The confluence of the Mississippi River (left) and Ohio River (right)


Gail with official “Riverlorian” Jerry Hay

At the point of confluence (it is literally a “point” of land at Fort Defiance Park), you are simultaneously in three states: Missouri, Illinois and Kentucky. You can see two different colors of water: the Ohio River is greenish-blue, while the Mississippi River is brown. While the Ohio River is the larger river by far, it is considered to end at this point. Instead, the waterway that continues downriver is called the “Mississippi River” because that is how it was originally explored.

    
The Mississippi River is to our west (port side)

    
The Ohio River is to our east (starboard side)


The “point” of confluence at Fort Defiance: note the two different colors of water

There is a town at the confluence – Cairo (pronounced “KAY-roh”), but it is not considered a cruise-friendly port. Instead, we will take our third side-trip away from the Mississippi River, and cruise up the Ohio River to arrive at Paducah tomorrow. (Why? Jerry says it’s to make this leg of the cruise seven days.)

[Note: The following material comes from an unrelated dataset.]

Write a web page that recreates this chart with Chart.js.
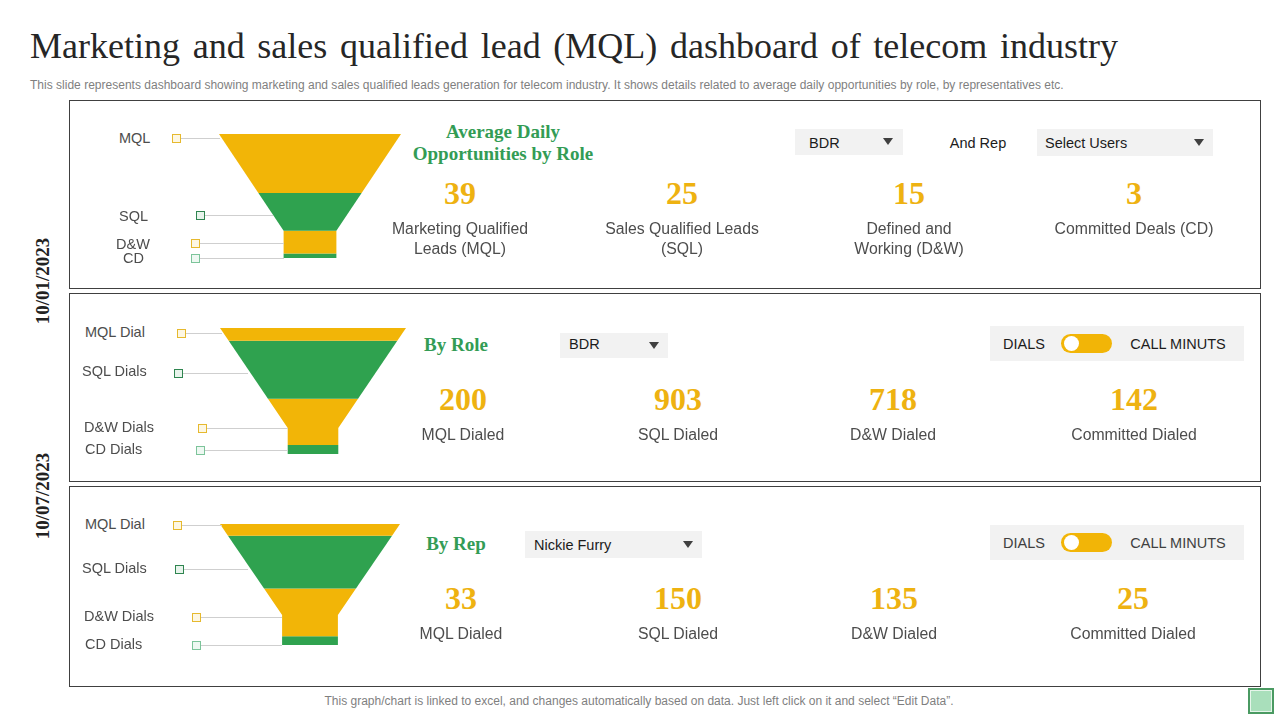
<!DOCTYPE html>
<html>
<head>
<meta charset="utf-8">
<title>MQL dashboard</title>
<script src="https://cdn.jsdelivr.net/npm/chart.js@4"></script>
<style>
html, body { margin: 0; padding: 0; background: #fff; }
#page { position: relative; width: 1280px; height: 720px; overflow: hidden; font-family: "Liberation Sans", sans-serif; }
#page > * { position: absolute; }
.t { white-space: nowrap; line-height: 1; transform: translateY(-50%); }
.c { transform: translate(-50%, -50%); text-align: center; }
.panel { box-sizing: border-box; left: 69px; width: 1192px; border: 1px solid #404040; }
.num { font: bold 32px "Liberation Serif", serif; color: #eeb211; }
.kpi { font-size: 15.8px; line-height: 20px; color: #4d4d4d; }
.head { font: bold 19px "Liberation Serif", serif; color: #339c55; }
.lab { font-size: 14.5px; color: #4d4d4d; }
.box { background: #f2f2f2; }
.opt { font-size: 14.5px; color: #1c1c1c; }
.date { font: bold 19px "Liberation Serif", serif; color: #222; transform: translate(-50%, -50%) rotate(-90deg); }
.arrow { width: 0; height: 0; border-left: 5px solid transparent; border-right: 5px solid transparent; border-top: 7px solid #404040; }
.lead { height: 1px; background: #cfcfcf; }
.mark { box-sizing: border-box; width: 9px; height: 9px; border: 1px solid; }
.switch { background: #f2b507; border-radius: 10px; }
.knob { background: #fff; border-radius: 50%; }
canvas { display: block; }
</style>
</head>
<body>
<div id="page"></div>
<script>
"use strict";
// 値
var roleStages = ["MQL", "SQL", "D&W", "CD"];
var dialStages = ["MQL Dial", "SQL Dials", "D&W Dials", "CD Dials"];
var dailyOpportunities = [39, 25, 15, 3];
var dialsByRole = [200, 903, 718, 142];
var dialsByRep = [33, 150, 135, 25];
var opportunityNames = [["Marketing Qualified", "Leads (MQL)"], ["Sales Qualified Leads", "(SQL)"], ["Defined and", "Working (D&W)"], ["Committed Deals (CD)"]];
var dialedNames = ["MQL Dialed", "SQL Dialed", "D&W Dialed", "Committed Dialed"];
var dates = ["10/01/2023", "10/07/2023"];

var page = document.getElementById("page");
var YELLOW = "#f2b507", GREEN = "#2fa24f";

function add(cls, css, text) {
    var d = document.createElement("div");
    d.className = cls;
    d.style.cssText = css;
    if (text !== undefined) d.textContent = text;
    page.appendChild(d);
    return d;
}
function textAt(cls, x, y, text, extra) {
    return add("t " + cls, "left:" + x + "px;top:" + y + "px;" + (extra || ""), text);
}
function centerAt(cls, x, y, text, extra) {
    return add("t c " + cls, "left:" + x + "px;top:" + y + "px;" + (extra || ""), text);
}
function rect(cls, x, y, w, h, extra) {
    return add(cls, "left:" + x + "px;top:" + y + "px;width:" + w + "px;height:" + h + "px;" + (extra || ""));
}

// 見出し
textAt("", 30, 46, "Marketing and sales qualified lead (MQL) dashboard of telecom industry",
    "font:36px 'Liberation Serif',serif;color:#262626;word-spacing:3.7px;");
textAt("", 30, 85, "This slide represents dashboard showing marketing and sales qualified leads generation for telecom industry. It shows details related to average daily opportunities by role, by representatives etc.",
    "font-size:12px;color:#7f7f7f;letter-spacing:0.01px;");
centerAt("", 639, 701, "This graph/chart is linked to excel, and changes automatically based on data. Just left click on it and select \u201cEdit Data\u201d.",
    "font-size:12px;color:#7f7f7f;");
rect("", 1248, 688, 26, 26, "box-sizing:border-box;background:#a9dfbb;border:2px solid #4a9a62;outline:1px solid #e6f5ea;outline-offset:-3px;");

add("panel", "top:100px;height:189px;");
add("panel", "top:293px;height:189px;");
add("panel", "top:486px;height:201px;");
add("t date", "left:43px;top:281px;", dates[0]);
add("t date", "left:43px;top:496px;", dates[1]);

// ファネルの幅 (上端からの深さで細くなる)
function halfWidth(depth, neckDepth, neckPct) {
    if (depth >= neckDepth) return neckPct;
    return 100 - (100 - neckPct) * depth / neckDepth;
}
function stagePolygon(values, i, neckDepth, neckPct) {
    var top = 0;
    for (var k = 0; k < i; k++) top += values[k];
    var bottom = top + values[i];
    var right = [{ x: halfWidth(top, neckDepth, neckPct), y: top }];
    if (top < neckDepth && bottom > neckDepth) right.push({ x: neckPct, y: neckDepth });
    right.push({ x: halfWidth(bottom, neckDepth, neckPct), y: bottom });
    var left = right.map(function (p) { return { x: -p.x, y: p.y }; }).reverse();
    return right.concat(left, [right[0]]);
}
function funnel(x, y, w, h, labels, values, neckDepth, neckPct) {
    var wrap = rect("", x, y, w, h);
    var cv = document.createElement("canvas");
    cv.width = w;
    cv.height = h;
    wrap.appendChild(cv);
    var total = values.reduce(function (a, b) { return a + b; }, 0);
    return new Chart(cv, {
        type: "line",
        data: {
            datasets: values.map(function (v, i) {
                return {
                    label: labels[i],
                    data: stagePolygon(values, i, neckDepth, neckPct),
                    fill: "shape",
                    backgroundColor: i % 2 ? GREEN : YELLOW,
                    borderWidth: 0,
                    pointRadius: 0,
                    tension: 0
                };
            })
        },
        options: {
            responsive: false,
            animation: false,
            layout: { padding: 0 },
            plugins: { legend: { display: false }, tooltip: { enabled: false } },
            scales: {
                x: { type: "linear", display: false, min: -100, max: 100 },
                y: { type: "linear", display: false, reverse: true, min: 0, max: total }
            }
        }
    });
}
funnel(219, 134, 182, 124, roleStages, dailyOpportunities, 64, 29);
funnel(220, 328, 186, 126, dialStages, dialsByRole, 1557, 27.2);
funnel(220, 524, 180, 121, dialStages, dialsByRep, 258, 31);

// 引き出し線
var markColors = ["#e6b92e", "#2f8550", "#e6b92e", "#7cc49a"];
var markFills = ["#fdf7e3", "#e8f4ec", "#fdf7e3", "#eef8f2"];
function callouts(labels, labelX, labelY, markX, lineY, lineEnd) {
    labels.forEach(function (name, i) {
        textAt("lab", labelX[i], labelY[i], name);
        rect("lead", markX[i], lineY[i], lineEnd[i] - markX[i], 1);
        add("mark", "left:" + (markX[i] - 4) + "px;top:" + (lineY[i] - 4) + "px;border-color:" + markColors[i] + ";background:" + markFills[i] + ";");
    });
}
callouts(roleStages, [119, 119, 116, 123], [138, 216, 244, 258], [176, 200, 195, 195], [138, 215, 243, 258], [220, 273, 284, 284]);
callouts(dialStages, [85, 82, 84, 85], [332, 371, 427, 449], [181, 178, 202, 200], [333, 373, 428, 450], [222, 248, 288, 288]);
callouts(dialStages, [85, 82, 84, 85], [524, 568, 616, 644], [177, 179, 196, 196], [525, 569, 617, 645], [222, 248, 282, 282]);

// KPI
function kpis(values, names, xs, numY, nameY) {
    values.forEach(function (v, i) {
        centerAt("num", xs[i], numY, String(v));
        var d = add("kpi", "left:" + (xs[i] - 110) + "px;top:" + (nameY - 10) + "px;width:220px;text-align:center;");
        [].concat(names[i]).forEach(function (line) {
            var l = document.createElement("div");
            l.textContent = line;
            d.appendChild(l);
        });
    });
}
kpis(dailyOpportunities, opportunityNames, [460, 682, 909, 1134], 193, 229);
kpis(dialsByRole, dialedNames, [463, 678, 893, 1134], 399, 435);
kpis(dialsByRep, dialedNames, [461, 678, 894, 1133], 598, 634);

centerAt("head", 503, 132, "Average Daily");
centerAt("head", 503, 154, "Opportunities by Role");
centerAt("head", 456, 345, "By Role");
centerAt("head", 456, 544, "By Rep");

// ドロップダウンとスイッチ
function dropdown(x, y, w, h, text, textX, arrowX, textY) {
    rect("box", x, y, w, h);
    textAt("opt", textX, textY, text);
    add("arrow", "left:" + (arrowX - 5) + "px;top:" + (y + h / 2 - 4) + "px;");
}
dropdown(795, 129, 108, 26, "BDR", 809, 888, 143);
dropdown(1037, 129, 176, 27, "Select Users", 1045, 1199, 143);
dropdown(560, 333, 108, 25, "BDR", 569, 654, 344);
dropdown(525, 531, 177, 27, "Nickie Furry", 534, 688, 545);
centerAt("opt", 978, 143, "And Rep");

function toggle(y, textColor) {
    rect("box", 990, y, 254, 35);
    centerAt("opt", 1024, y + 18, "DIALS", "color:" + textColor + ";");
    centerAt("opt", 1178, y + 18, "CALL MINUTS", "color:" + textColor + ";");
    rect("switch", 1061, y + 8, 51, 19);
    rect("knob", 1064, y + 10, 15, 15);
}
toggle(326, "#1c1c1c");
toggle(525, "#404040");
</script>
</body>
</html>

As we were sitting at dinner in the J.M. White Dining Room later that evening, we looked out the windows to see huge walls on either side of the boat. We were entering our first canal! We rushed through the rest of dinner (Russell still had two desserts), then went out on deck. Better late than never, we were able to catch the last of the canal fade away into the darkness of night.

    
Our first river canal!

As a result of our detour from New Madrid to Hickman, we will get a full day in Paducah tomorrow instead of the scheduled half-day. (We will also expand to a full day in St. Louis.) We are still having fun!